In what I am doing, I used to be limited to the use of two old models of laptops, with one regularly go powering off just suddenly and another with Korean-oriented keypad. I bought the first one from a stall selling suspected stolen goods along Avenida in Manila for two thousand – a good buy, but to my dismay, expenses I incurred in trekking to the repair shop to bring it back to life every time it refuses to power on, totaled to more than the cost of a legally bought second hand unit, so I just let it rest in a corner. The second one I bought from a student who needed money for tuition. Out of pity, I gave him more than what he asked for, with an extra one thousand pesos knowing that he badly needed the fund. When I tried using it at home, I found out that the important symbols such as apostrophe, parenthesis, plus sign, etc. are not in the keys where they should be. When I brought it to the repair shop, I was told that the key pad had to be changed to conform with the western orientation – cost is more than one thousand pesos and they had yet to rummage through their piles of old models to find the appropriate one. I gave it back to the student who sold it to me.

 

On my way to Tondo one time, I was approached by a guy who showed me a seemingly brand new laptop for just three thousand pesos, confiding that the owner, his nephew wanted it sold so that the money can be used for the long overdue rent of his room. I readily shelled out the exact amount and bought a new jacket for it. On my way home, I dropped by a repair shop to have it checked for necessary upgrading. Upon opening the laptop, the technician bluntly told me to my embarrassment  that it has no hard disk! My sister gave me an iphone that she used in the US. I had it “opened” for the whooping cost of four thousand and five hundred pesos which I regretted later. I also had it upgraded so that some of the important applications can be used, at the cost of another three hundred and fifty pesos, resulting to another regret.  The iphone proved to be of little use to me since it is not my habit to browse using a cellphone. 

 

 I am using now an outdated laptop minus a battery being a pre-used one, with a pirated program and which I bought for three thousand and five hundred pesos, of Korean brand that I frantically bought for having no choice after putting to rest the other unit whose power regularly goes off.  I had to type monetary amounts in words because I had to painstakingly find by trial and error the right location of symbols. I also use pre-paid plug-in USB for my connection to the internet, meaning, I have to buy a load before I can connect to the net. The USB with memory is very crucial for me. I would compose my materials and store them in the USB so that in case the signal wavers I could just trudge to the nearest internet café and plug it in to upload the contents.

 

My conscience does not allow me to use the computers of my clients for my own selfish motives, every time I work at their home. I have the firm idea that just like obtaining a good education, everything depends on the person, not the school, hence, for one who wants to share his thoughts, the most important are stored in his mind, not the computer. With all those, I consider myself adequately equipped as a simple guy, though, with an outdated laptop who struggles to share what are in his mind.
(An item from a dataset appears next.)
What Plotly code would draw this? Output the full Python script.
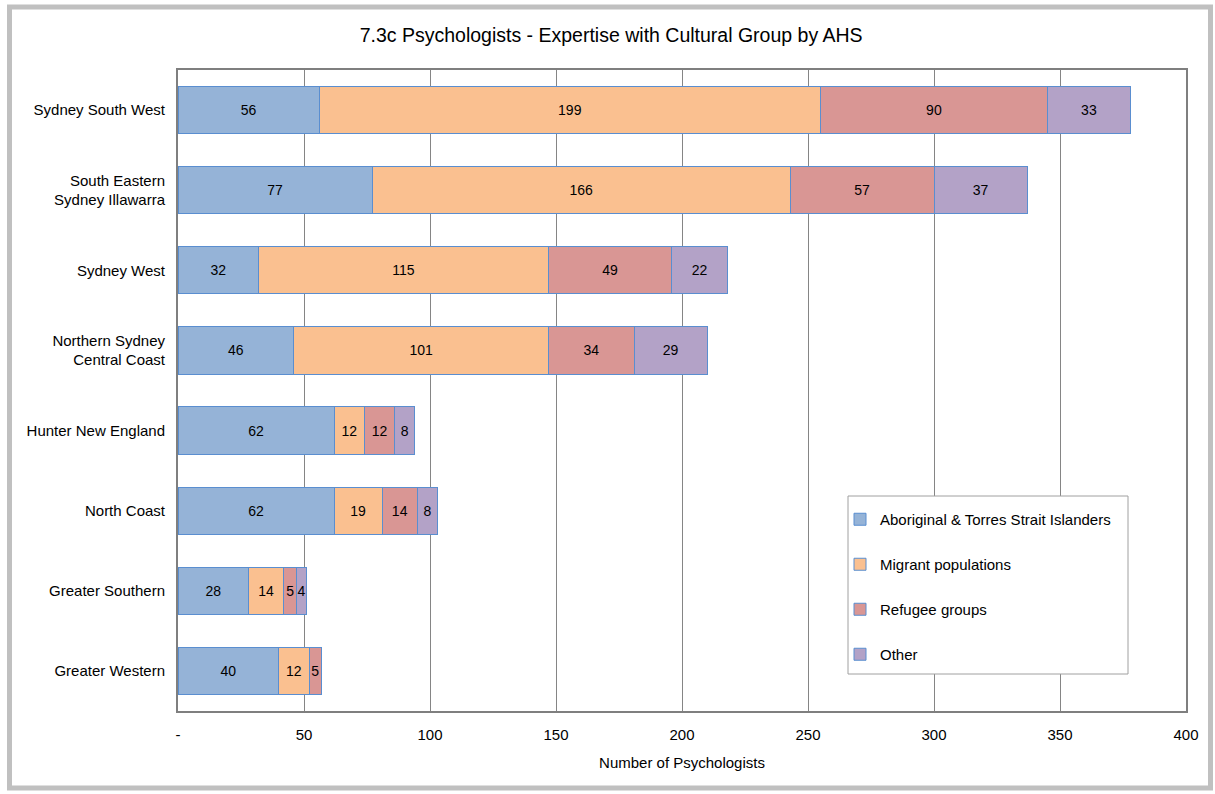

I consider this effort as the fulfillment of what I really wanted to do.

 

My three simple messages this time are: we should never let what in the eyes of others is a financial handicap hinder us in pursuing our purpose in life, we should put to full use whatever in the eyes of others are little things that we can afford to have for it is a blessing from God, and, we should endeavor to spend only what is enough for our needs and let what is left find its way into the hands of others who have more use for it. I learned those hard-earned lessons along the way of my life.

 

So, there…because of this fad called “blogging”, my life got spiced with unexpected hilarities…it is like saying: something happened on my way to….

 

Nonetheless, I am enjoying everything that I do, every bit of it, if it is the only way I could make use of what God gave me, until He finally blows off the tiny flame of my soul, without expecting any assurance that I will be allowed to knock at His door when that time comes.